We had just a touch of breeze, adding a bit of texture to the reflections.

Usually, the Great Blue Heron are fairly skittish, but this one hung around letting me get several pictures before it took off.

Kathy continued working on her "hard day at the office" pose.

We all seemed to line up right down the middle of the river, cutting through the middle of the reflection.

Below Water & Shot Canyons, the sun angle was just right to get Suzanne and BJ both right side up and upside down.

I was amazed to see a sun dog just before we reached the confluence of the Green River with the Colorado River. I'd heard about these rings around the sun, but I'd never seen one. They're apparently caused by ice crystals in the atmosphere. While this day was the coolest we'd had, it was still pushing 80.

The huge sandbar that used to be pretty consist at the confluence on right right wasn't there but there was one on river left at the confluence. We weren't impressed so we continued down the Colorado about 1/2 mile to this large sandbar on river right. We landed near the upstream end where the bank was lower.

We got the boats emptied out and cleaned up, but left them in the water since we were using the large tarp for a shade structure.

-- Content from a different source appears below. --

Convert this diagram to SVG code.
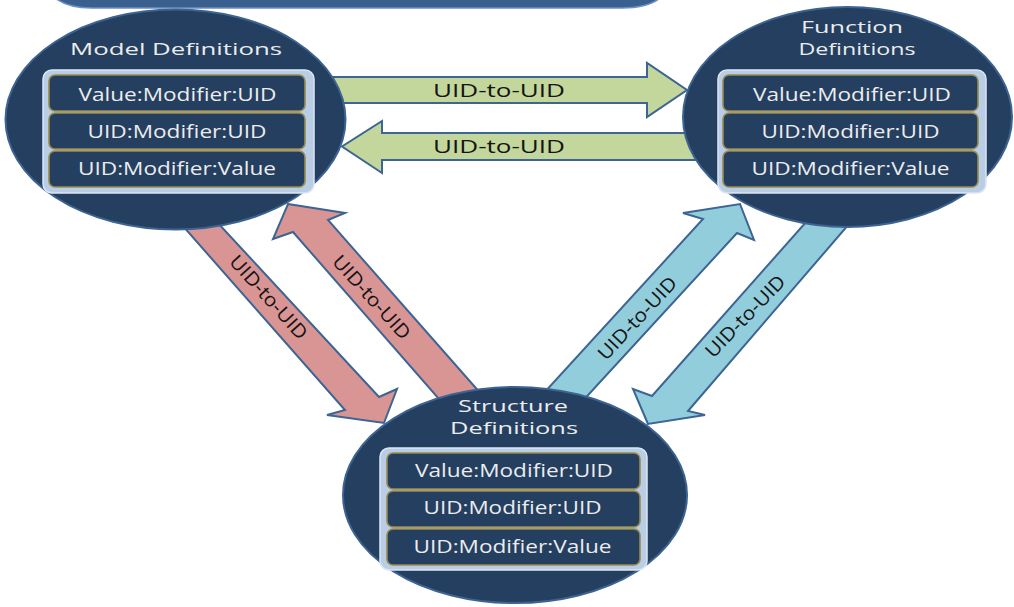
<svg xmlns="http://www.w3.org/2000/svg" width="1014" height="607" viewBox="0 0 1014 607">
<style>
.ell{fill:#243f60;stroke:#3d6391;stroke-width:2}
.box{fill:#b9cde5;stroke:#dbe6f3;stroke-width:1.5}
.row{fill:#243f60;stroke:#9a8a4e;stroke-width:1.6}
.t{font-family:"Open Sans","DejaVu Sans",sans-serif;fill:#ececec;text-anchor:middle}
.ttl{font-size:17px}
.rt{font-size:18px}
.lbl{font-family:"Open Sans","DejaVu Sans",sans-serif;fill:#141414;text-anchor:middle;font-size:18px}
.dg{font-size:19px}
.arr{stroke:#3c6494;stroke-width:2;stroke-linejoin:miter}
.g{fill:#c3d69b}
.r{fill:#d99594}
.b{fill:#92cddc}
</style>
<rect width="1014" height="607" fill="#ffffff"/>
<path d="M55,-2 Q68,8 92,8 L622,8 Q648,8 660,-2 Z" fill="#3a6090" stroke="#6b8fbf" stroke-width="1.5"/>
<g id="connectors">
  <polygon class="arr g" points="320,77 647,77 647,63 687,90 647,117 647,103 320,103"/>
  <polygon class="arr g" points="700,133 382,133 382,121 342,146.5 382,173 382,160 700,160"/>
  <polygon class="arr r" points="160,200 192,195 379,397 397,389 384,423 327,415 345,410"/>
  <polygon class="arr r" points="288,204 345,213 328,220 504,420 466,430 293,232 273,239"/>
  <polygon class="arr b" points="740,204 754,240 737,233 556,430 510,430 703,219 683,213"/>
  <polygon class="arr b" points="648,424 633,389 652,396 830,195 874,195 688,411 705,415"/>
  <text class="lbl" x="499" y="97" textLength="132" lengthAdjust="spacingAndGlyphs">UID-to-UID</text>
  <text class="lbl" x="499" y="153" textLength="132" lengthAdjust="spacingAndGlyphs">UID-to-UID</text>
  <text class="lbl dg" transform="translate(269,297) rotate(48)" y="7" textLength="106" lengthAdjust="spacingAndGlyphs">UID-to-UID</text>
  <text class="lbl dg" transform="translate(372,297) rotate(48)" y="7" textLength="106" lengthAdjust="spacingAndGlyphs">UID-to-UID</text>
  <text class="lbl dg" transform="translate(637,318) rotate(-47)" y="7" textLength="106" lengthAdjust="spacingAndGlyphs">UID-to-UID</text>
  <text class="lbl dg" transform="translate(745,316) rotate(-46)" y="7" textLength="106" lengthAdjust="spacingAndGlyphs">UID-to-UID</text>
</g>
<g id="model">
  <ellipse class="ell" cx="175.5" cy="119.5" rx="170" ry="110"/>
  <text class="t ttl" x="176" y="55" textLength="212" lengthAdjust="spacingAndGlyphs">Model Definitions</text>
  <rect class="box" x="43" y="70" width="271" height="123" rx="9"/>
  <rect class="row" x="49" y="75" width="256" height="36" rx="6"/>
  <rect class="row" x="49" y="113" width="256" height="36" rx="6"/>
  <rect class="row" x="49" y="151" width="256" height="36" rx="6"/>
  <text class="t rt" x="177.5" y="100.5" textLength="198" lengthAdjust="spacingAndGlyphs">Value:Modifier:UID</text>
  <text class="t rt" x="177" y="137.5" textLength="179" lengthAdjust="spacingAndGlyphs">UID:Modifier:UID</text>
  <text class="t rt" x="177" y="175" textLength="198" lengthAdjust="spacingAndGlyphs">UID:Modifier:Value</text>
</g>
<g id="function">
  <ellipse class="ell" cx="847.5" cy="117" rx="164.5" ry="110"/>
  <text class="t ttl" x="852" y="33" textLength="102" lengthAdjust="spacingAndGlyphs">Function</text>
  <text class="t ttl" x="857" y="55" textLength="117" lengthAdjust="spacingAndGlyphs">Definitions</text>
  <rect class="box" x="718" y="70" width="268" height="123" rx="9"/>
  <rect class="row" x="723" y="75" width="255" height="36" rx="6"/>
  <rect class="row" x="723" y="113" width="255" height="36" rx="6"/>
  <rect class="row" x="723" y="151" width="255" height="36" rx="6"/>
  <text class="t rt" x="852" y="100.5" textLength="198" lengthAdjust="spacingAndGlyphs">Value:Modifier:UID</text>
  <text class="t rt" x="850.5" y="137.5" textLength="178" lengthAdjust="spacingAndGlyphs">UID:Modifier:UID</text>
  <text class="t rt" x="850.5" y="175" textLength="198" lengthAdjust="spacingAndGlyphs">UID:Modifier:Value</text>
</g>
<g id="structure">
  <ellipse class="ell" cx="515" cy="495" rx="172" ry="108"/>
  <text class="t ttl" x="513" y="412" textLength="110" lengthAdjust="spacingAndGlyphs">Structure</text>
  <text class="t ttl" x="514" y="434" textLength="128" lengthAdjust="spacingAndGlyphs">Definitions</text>
  <rect class="box" x="380" y="448" width="267" height="122" rx="9"/>
  <rect class="row" x="387" y="453" width="253" height="36" rx="6"/>
  <rect class="row" x="387" y="491" width="253" height="36" rx="6"/>
  <rect class="row" x="387" y="529" width="253" height="36" rx="6"/>
  <text class="t rt" x="514" y="477" textLength="198" lengthAdjust="spacingAndGlyphs">Value:Modifier:UID</text>
  <text class="t rt" x="512.5" y="514" textLength="178" lengthAdjust="spacingAndGlyphs">UID:Modifier:UID</text>
  <text class="t rt" x="512.5" y="553" textLength="198" lengthAdjust="spacingAndGlyphs">UID:Modifier:Value</text>
</g>
</svg>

We hadn't seen a ranger when we launched on the trip, and never saw one on the Green. This guy showed up sporting a big wake which dumped chunks of the sand bank in our clean boats. All he wanted to see was that I'd signed the permit as trip leader. All I wanted was for him to wash our boats - again.

Once the sun moved around enough that we could take down the tarp, we laid the tarp out, washed the boats a final time, and lifted them up onto the tarp to dry. All nice and clean for tomorrow's jet boat pickup - or so we thought.

With lots of space to chose from, we ended up with tents scattered down the beach. Everyone was set up and staked down, when a windstorm blew up. Over a week on the river with hardly a breath of wind. Now we have sand blowing everywhere, especially on the clean, still damp, boats.

BJ was smart enough to get a picture of her tent before she swept it out.  Thirty minutes after it started, the wind quit. We could have washed the boats again, but decided twice was enough.

Because of the canyon alignment, we typically don't see much sunset, but Alan did catch some color on the high clouds for our last evening on the river.

After dinner, we were kidding Kathy about Ascot leaving her. Just for grins, she called and quickly got an answer. A few more calls and Ascot (or his cousin) was spotted in the tree above us. That made four night that we'd been serenaded by one or more Western Screech Owls on this trip.